O-I Glass would replace O-I as the public company trading on
the New York Stock Exchange under O-I’s current ticker symbol, “OI” In connection with the merger described above,
each outstanding share of O-I’s common stock would automatically convert into the right to receive a share of common stock
of O-I Glass on a one-for-one basis. It is intended that the Corporate Modernization, if implemented, should be a tax-free transaction
for U.S. federal income tax purposes for O-I and O-I’s stockholders.
A copy of the Press Release is filed herewith as Exhibit 99.1
and incorporated by reference.
Forward-Looking Statements
This Current Report on Form 8-K contains “forward-looking”
statements within the meaning of Section 21E of the Securities Exchange Act of 1934, as amended (the “Exchange Act”)
and Section 27A of the Securities Act of 1933. These forward-looking statements relate to a variety of matters, including, without
limitation, statements regarding the approval, consummation and potential impact of the Corporate Modernization. Forward-looking
statements reflect the Company’s current expectations and projections about future events at the time, and thus involve uncertainty
and risk. The words “believe,” “expect,” “anticipate,” “will,” “could,”

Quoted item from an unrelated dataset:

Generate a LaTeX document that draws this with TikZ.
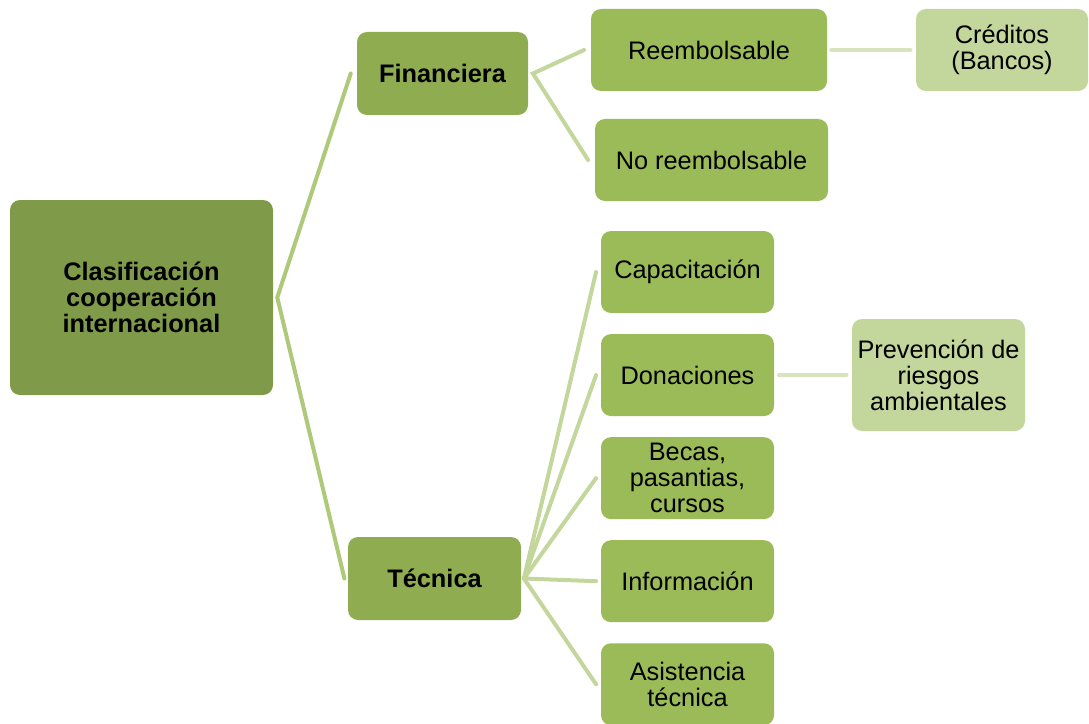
\documentclass[tikz,border=0pt]{standalone}
\usepackage{fontspec}
\setmainfont{Liberation Sans}
\usepackage{tikz}
\usetikzlibrary{positioning}

\definecolor{raiz}{HTML}{7F9A48}
\definecolor{nivuno}{HTML}{8FAC51}
\definecolor{nivdos}{HTML}{9BBB59}
\definecolor{nivtres}{HTML}{C3D69B}
\definecolor{lineauno}{HTML}{AEC979}
\definecolor{lineados}{HTML}{C3D69B}
\definecolor{lineatres}{HTML}{D7E4BD}

\tikzset{
  caja/.style={rounded corners=7.5pt, align=center, inner sep=2pt,
    font=\fontsize{19pt}{19.5pt}\selectfont, text=black},
  hoja/.style={caja, fill=nivdos, minimum width=129.75pt, minimum height=61.5pt},
  rama/.style={line width=3pt, line cap=round}
}

\begin{document}
\begin{tikzpicture}[x=0.75pt, y=-0.75pt, node distance=15.4pt]
  \useasboundingbox (0,0) rectangle (1089,724);

  \node[caja, fill=raiz, minimum width=197.25pt, minimum height=146.25pt, font=\fontsize{19pt}{19.5pt}\selectfont\bfseries]
    (clas) at (141.5,297.5) {Clasificación\\cooperación\\internacional};

  \node[caja, fill=nivuno, minimum width=128.25pt, minimum height=62.25pt, font=\fontsize{19pt}{19.5pt}\selectfont\bfseries]
    (fin) at (442.5,73.5) {Financiera};
  \node[caja, fill=nivuno, minimum width=129.75pt, minimum height=62.25pt, font=\fontsize{19pt}{19.5pt}\selectfont\bfseries]
    (tec) at (434.5,578.5) {Técnica};

  % financiera
  \node[hoja, minimum width=177pt] (reem) at (709,50) {Reembolsable};
  \node[hoja, minimum width=174.75pt] (noreem) at (711.5,160) {No reembolsable};
  \node[caja, fill=nivtres, minimum width=129pt, minimum height=61.5pt] (cred) at (1002,50) {Créditos\\(Bancos)};

  % tecnica
  \node[hoja] (capa) at (687.5,272) {Capacitación};
  \node[hoja, below=of capa] (dona) {Donaciones};
  \node[hoja, below=of dona] (becas) {Becas,\\pasantias,\\cursos};
  \node[hoja, below=of becas] (info) {Información};
  \node[hoja, below=of info] (asis) {Asistencia\\técnica};
  \node[caja, fill=nivtres, minimum width=129.75pt, minimum height=84pt] (prev) at (938.5,375) {Prevención de\\riesgos\\ambientales};

  \coordinate (clasR) at ([xshift=3pt]clas.east);
  \coordinate (finR) at ([xshift=3.5pt]fin.east);
  \coordinate (tecR) at ([xshift=2pt]tec.east);

  \draw[rama, lineauno] ([xshift=-4.5pt]fin.west) -- (clasR) -- ([xshift=-2.5pt]tec.west);

  \draw[rama, lineados] ([xshift=-5pt]reem.west) -- (finR) -- ([xshift=-5pt]noreem.west);
  \foreach \h in {capa,dona,becas,info,asis}
    \draw[rama, lineados] (tecR) -- ([xshift=-3.5pt]\h.west);

  \draw[rama, lineatres] ([xshift=3pt]reem.east) -- ([xshift=-4pt]cred.west);
  \draw[rama, lineatres] ([xshift=3.5pt]dona.east) -- ([xshift=-4pt]prev.west);
\end{tikzpicture}
\end{document}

“would,” “should,” “may,” “plan,” “estimate,” “intend,”
“predict,” “potential,” “continue,” and the negatives of these words and other similar expressions
generally identify forward-looking statements.
It is possible that the Company’s future financial performance
may differ from expectations due to a variety of factors including, but not limited to the following: (1) the anticipated timing
of the implementation and consummation of the Corporate Modernization, (2) the potential impact of the Corporate Modernization
on the Company’s branding and business, (3) the potential costs of the Corporate Modernization, (4) the Company’s ability
to manage its cost structure, including its success in implementing restructuring or other plans aimed at improving the Company’s
operating efficiency and working capital management, achieving cost savings, and remaining well-positioned to address the Company’s
legacy liabilities, (5) the Company’s ability to acquire or divest businesses, acquire and expand plants, integrate operations
of acquired businesses and achieve expected benefits from acquisitions, divestitures or expansions, (6) the Company’s ability
to achieve its strategic plan, (7) foreign currency fluctuations relative to the U.S. dollar, (8) changes in capital availability
or cost, including interest rate fluctuations and the ability of the Company to refinance debt at favorable terms, (9) the general
political, economic and competitive conditions in markets and countries where the Company has operations, including uncertainties
related to Brexit, economic and social conditions, disruptions in the supply chain, competitive pricing pressures, inflation or
deflation, and changes in tax rates and laws, (10) the Company’s ability to generate sufficient future cash flows to ensure
the Company’s goodwill is not impaired, (11) consumer preferences for alternative forms of packaging, (12) cost and availability
of raw materials, labor, energy and transportation, (13) consolidation among competitors and customers,
(14) unanticipated expenditures with respect to data privacy, environmental, safety and health laws, (15) unanticipated operational
disruptions, including higher capital spending, (16) the Company’s ability to further develop its sales, marketing and product
development capabilities, (17) the failure of the Company’s joint venture partners to meet their obligations or commit additional
capital to the joint venture, (18) the ability of the Company and the third parties on which it relies for information technology
system support to prevent and detect security breaches related to cybersecurity and data privacy, (19) changes in U.S. trade policies,
and the other risk factors discussed in the Company’s Annual Report on Form 10-K for the year ended December 31, 2018 and
any subsequently filed Quarterly Reports on Form 10-Q or the Company’s other filings with the Securities and Exchange Commission.